The Kurdish family, including two children aged nine and six, boarded a dinghy near Calais on 19 July, hoping to cross the Channel to the UK to claim asylum after saying they had faced persecution in Turkey.
A fight broke out on the overcrowded boat and the mother fell overboard. The father followed his wife into the water to try to rescue her. But before the couple could get back into the boat, the smugglers pushed it out to sea with the two children onboard.
On arrival in the UK, the children were taken into the care of Kent county council and placed with foster carers. Inquires were made and several days later the parents made contact with their children by video call.
The parents launched a legal challenge in the hope of securing the right to come to the UK legally to reunite with their children. A judge in the immigration tribunal ruled that the parents should be allowed to do this and that the separation from their parents was causing the children “distress and psychological damage”.
However, the Home Office appealed to the court of appeal, arguing that this could set a precedent and lead to smugglers putting more lone small children in dinghies, with parents hoping to follow by a legal route to reunite with them.
The court of appeal backed the Home Office and ruled that the family could not reunite in the UK. Instead, the Home Office wants to send the children back to France to reunite with their parents there.

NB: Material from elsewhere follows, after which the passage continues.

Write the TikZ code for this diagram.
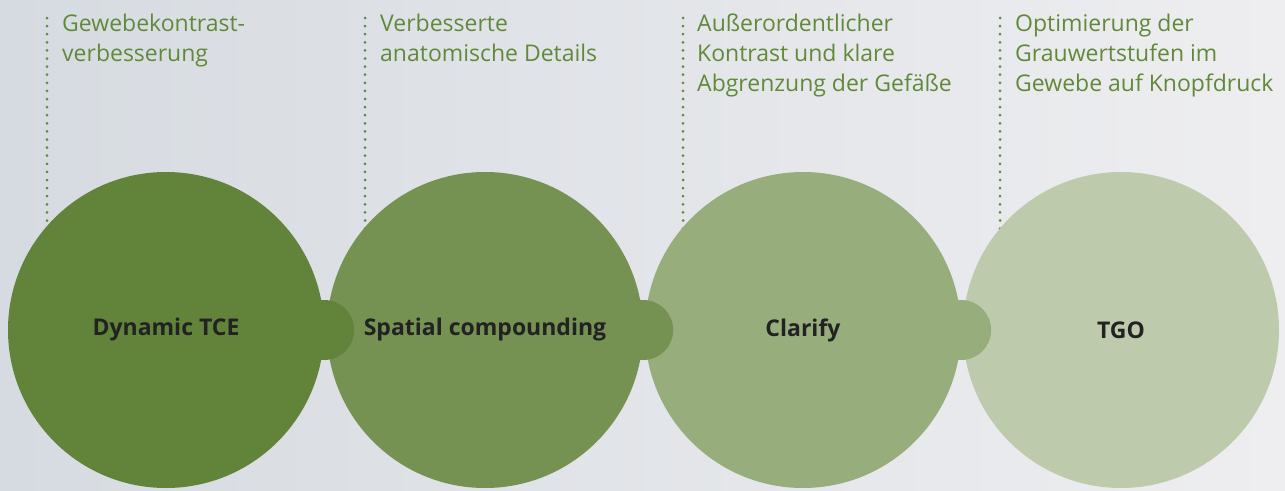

After high-level discussions between the home secretary, Yvette Cooper, and her French counterpart Bruno Retailleau, France has agreed to accept the children. It is not known when the return might happen. The parents and children have been separated for more than five months.
The judges criticised the Home Office for delaying for two months before starting work on the case, something they described as “very regrettable”.
They added: “It is very sad that the separation of the children and their parents will continue for what it now seems inevitable will be at least several more weeks … but the secretary of state has legitimate reasons for withholding the grant of entry clearance.”
In the opinion of a psychology expert who assessed the children “the longer the separation between the parents and children, the more the psychological harm”.
The judges said the case was an example of the “human as well as legal problems” that arise from the smuggling of migrants across the Channel.
The parents were interviewed in the Guardian in September. The mother said then: “There is nothing worse than being separated from your children. All we want is to be together again.”
In the only other known case where a parent became separated from her young children on a dinghy the mother travelled by dinghy to the UK several weeks afterwards so she could reunite with them.
Lou Calvey, the director of the charity Asylum Matters, said: “It’s unfathomable how anyone’s reaction to such a traumatic experience for these children is anything other than heartbreak for all they’ve already been through. A small boat, in ferocious sea, watching their parents struggle against drowning. That our government, knowing this, have chosen to keep these children separated from their parents displays a staggering cold-heartedness.
“There’s simply no evidence to suggest that allowing the parents to reunite with their children in the UK would in any way ‘incentivise’ smugglers.”
A Home Office spokesperson said: “We are reviewing this judgment and it would be inappropriate to comment on ongoing legal proceedings.”